Hot Mulligan

You'll Be Fine

BY Adam FeibelPublished Mar 3, 2020

6
In the last couple of years, Hot Mulligan have emerged as one of those bands for people in certain alt-rock circles to keep an eye on. The Michigan-based band made their full-length debut in 2018 with Pilot, a collection of competent, if mostly generic, pop punk.
 
While still not exactly carving a path entirely their own, Hot Mulligan have put together a much more interesting package with You'll Be Fine. Here, their sound is modelled around the unreservedly impassioned songwriting, crisp guitar tones and full-throated fervour that was all but perfected on the Hotelier's Home, Like Noplace Is There, and this album rings loudly with the ambition of making another cult classic. Hot Mulligan swung for the bleachers and landed just inside the park, but it's nevertheless one of the more well-executed and enjoyable samples of this style, standing above or adjacent to others like Tiny Moving Parts and Free Throw.
 
Hot Mulligan have many of the markings of a band steeped in the esoteric subculture that you can find in the middle part of the Venn diagram of modern pop punk and the emo revival, including jokey non-sequiturs for song titles like "Green Squirrel in Pretty Bad Shape" and "Dirty Office Bongos" and an online identity that often revolves around dope smoking.
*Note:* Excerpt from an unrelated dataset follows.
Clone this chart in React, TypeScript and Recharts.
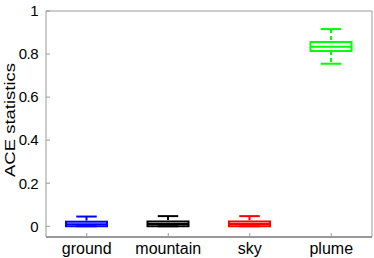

The lyrics are far more piercing than their titles suggest — dealing largely with anxiety, waywardness and the feeling of frustration with oneself and others — and while they're peppered with adolescent clichés, "OG Bule Sky" and "BCKYRD" show flashes of an expressive poet lurking underneath and "Digging In" holds nothing back in its uncompromising indictment of a perpetrator of sexual assault.
 
The band have honed in on a great sound, taking the punch-and-crunch of pop punk and layering it with shimmering atmospherics and fancy, fluttery guitar work. "Feal Like Crab" is a dynamic, well-crafted tune about feeling empty-headed and useless. The power-pop bop of "*Equip Sunglasses*" showcases a capable rhythm section with a sturdy groove and swagger. The biggest highlight, "BCKYRD," ought to be a shoe-in for any 2020 emo-punk playlist.
 
Likely the first thing you'll notice is the relentless, larynx-shredding vocal style of lead singer Nathan "Tades" Sanville. It usually fits, but it does get to be a bit much; the otherwise lovely, peppy opening tune "OG Bule Sky" assaults you with enough of it early on that you can decide quickly whether you're in or out. Some of the record's best moments — the bridge hook of "We're Gonna Make It to Kilby!," for example — occur when Sanville pulls it back a notch and the band settles into a more communal rhythm. It brings out the more intricate subtleties of the parts that make up their whole, and reveals a band that benefits greatly when they're still heavy on the gas pedal, but not completely flooring it.
 
Hot Mulligan tick just about all the boxes for diehard devotees to the emo way of life, and You'll Be Fine is a fierce bit of genre fare that's likely not an ideal proposition for newcomers or sceptics.